■ What is asked:
Quote the data below in full, minus the images.
=======
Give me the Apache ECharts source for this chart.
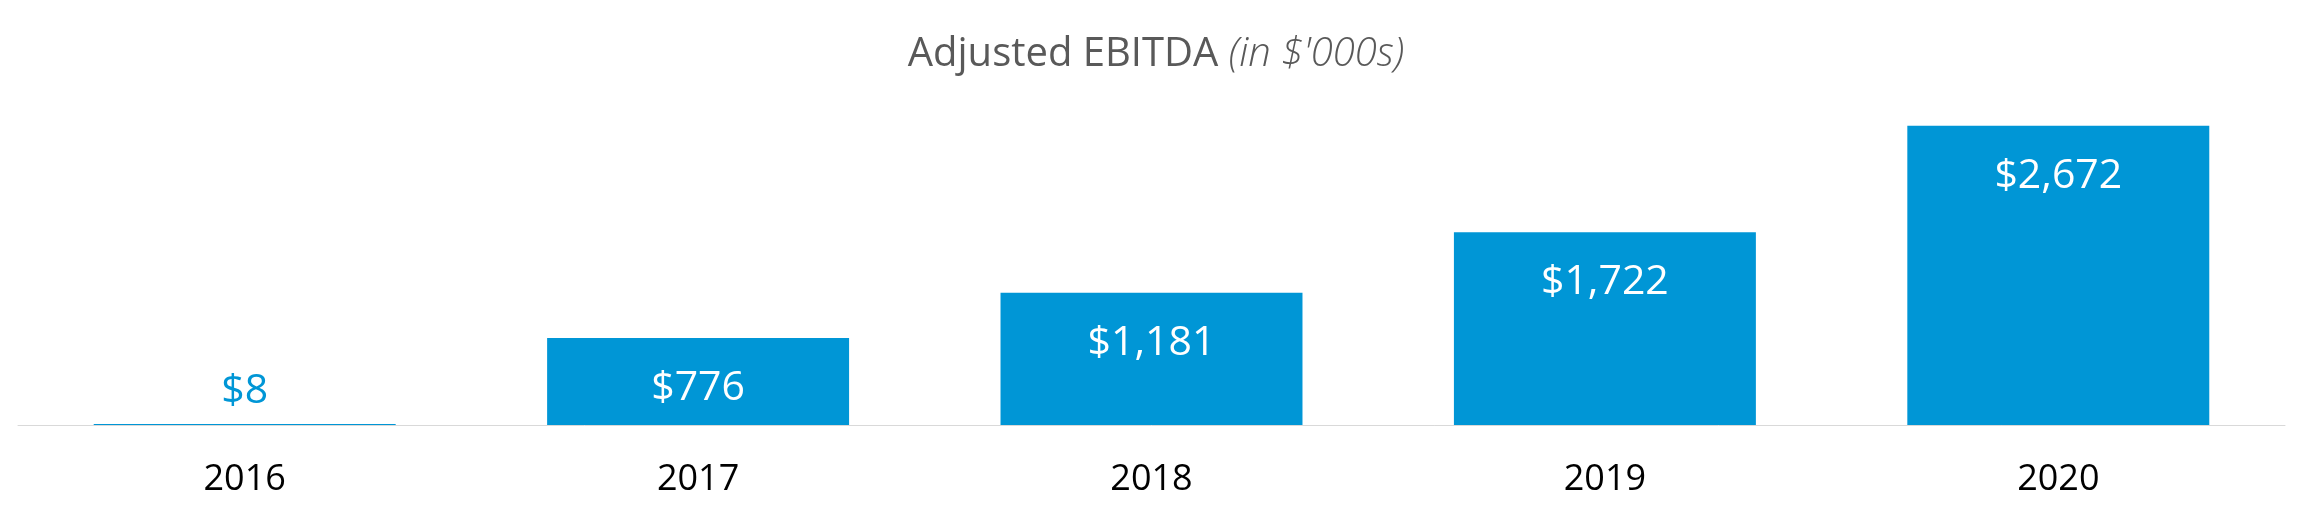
<!DOCTYPE html>
<html><head><meta charset="utf-8">
<script src="https://cdn.jsdelivr.net/npm/echarts@6/dist/echarts.min.js"></script>
<style>html,body{margin:0;padding:0;background:#fff}#c{width:2312px;height:513px}</style>
</head><body><div id="c"></div>
<script>
const categories = ['2016', '2017', '2018', '2019', '2020'];
const values = [8, 776, 1181, 1722, 2672];
const titleMain = 'Adjusted EBITDA ';
const titleSub = "(in $'000s)";

const fmt = v => '$' + v.toLocaleString('en-US');
const chart = echarts.init(document.getElementById('c'));
chart.setOption({
  animation: false,
  title: {
    text: '{a|' + titleMain + '}{b|' + titleSub + '}',
    left: 'center', top: 30,
    textStyle: {
      fontWeight: 'normal',
      rich: {
        a: { fontFamily: 'Open Sans', fontSize: 40, color: '#595959', fontWeight: 'normal' },
        b: { fontFamily: 'Open Sans', fontSize: 40, color: '#595959', fontStyle: 'italic', fontWeight: 300 }
      }
    }
  },
  grid: { left: 18, right: 27, top: 89, bottom: 88 },
  xAxis: {
    type: 'category', data: categories,
    axisLine: { lineStyle: { color: '#D9D9D9', width: 1 } },
    axisTick: { show: false },
    axisLabel: { fontFamily: 'Open Sans', fontSize: 36, color: '#000', margin: 37 }
  },
  yAxis: { type: 'value', min: 0, max: 3000, show: false, splitLine: { show: false } },
  series: [{
    type: 'bar', data: values.map((v, i) => ({
      value: v,
      label: i === 0 ? { position: 'top', color: '#0096D6', distance: 12 } : { position: 'insideTop', color: '#fff', distance: 30 }
    })),
    barWidth: '66.6%',
    itemStyle: { color: '#0096D6' },
    label: { show: true, fontFamily: 'Open Sans', fontSize: 41, formatter: p => fmt(p.value) }
  }]
});
</script></body></html>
=======
■ Right answer:
Give me the Apache ECharts source for this chart.
<!DOCTYPE html>
<html><head><meta charset="utf-8">
<script src="https://cdn.jsdelivr.net/npm/echarts@6/dist/echarts.min.js"></script>
<style>html,body{margin:0;padding:0;background:#fff}#c{width:2312px;height:513px}</style>
</head><body><div id="c"></div>
<script>
const categories = ['2016', '2017', '2018', '2019', '2020'];
const values = [8, 776, 1181, 1722, 2672];
const titleMain = 'Adjusted EBITDA ';
const titleSub = "(in $'000s)";

const fmt = v => '$' + v.toLocaleString('en-US');
const chart = echarts.init(document.getElementById('c'));
chart.setOption({
  animation: false,
  title: {
    text: '{a|' + titleMain + '}{b|' + titleSub + '}',
    left: 'center', top: 30,
    textStyle: {
      fontWeight: 'normal',
      rich: {
        a: { fontFamily: 'Open Sans', fontSize: 40, color: '#595959', fontWeight: 'normal' },
        b: { fontFamily: 'Open Sans', fontSize: 40, color: '#595959', fontStyle: 'italic', fontWeight: 300 }
      }
    }
  },
  grid: { left: 18, right: 27, top: 89, bottom: 88 },
  xAxis: {
    type: 'category', data: categories,
    axisLine: { lineStyle: { color: '#D9D9D9', width: 1 } },
    axisTick: { show: false },
    axisLabel: { fontFamily: 'Open Sans', fontSize: 36, color: '#000', margin: 37 }
  },
  yAxis: { type: 'value', min: 0, max: 3000, show: false, splitLine: { show: false } },
  series: [{
    type: 'bar', data: values.map((v, i) => ({
      value: v,
      label: i === 0 ? { position: 'top', color: '#0096D6', distance: 12 } : { position: 'insideTop', color: '#fff', distance: 30 }
    })),
    barWidth: '66.6%',
    itemStyle: { color: '#0096D6' },
    label: { show: true, fontFamily: 'Open Sans', fontSize: 41, formatter: p => fmt(p.value) }
  }]
});
</script></body></html>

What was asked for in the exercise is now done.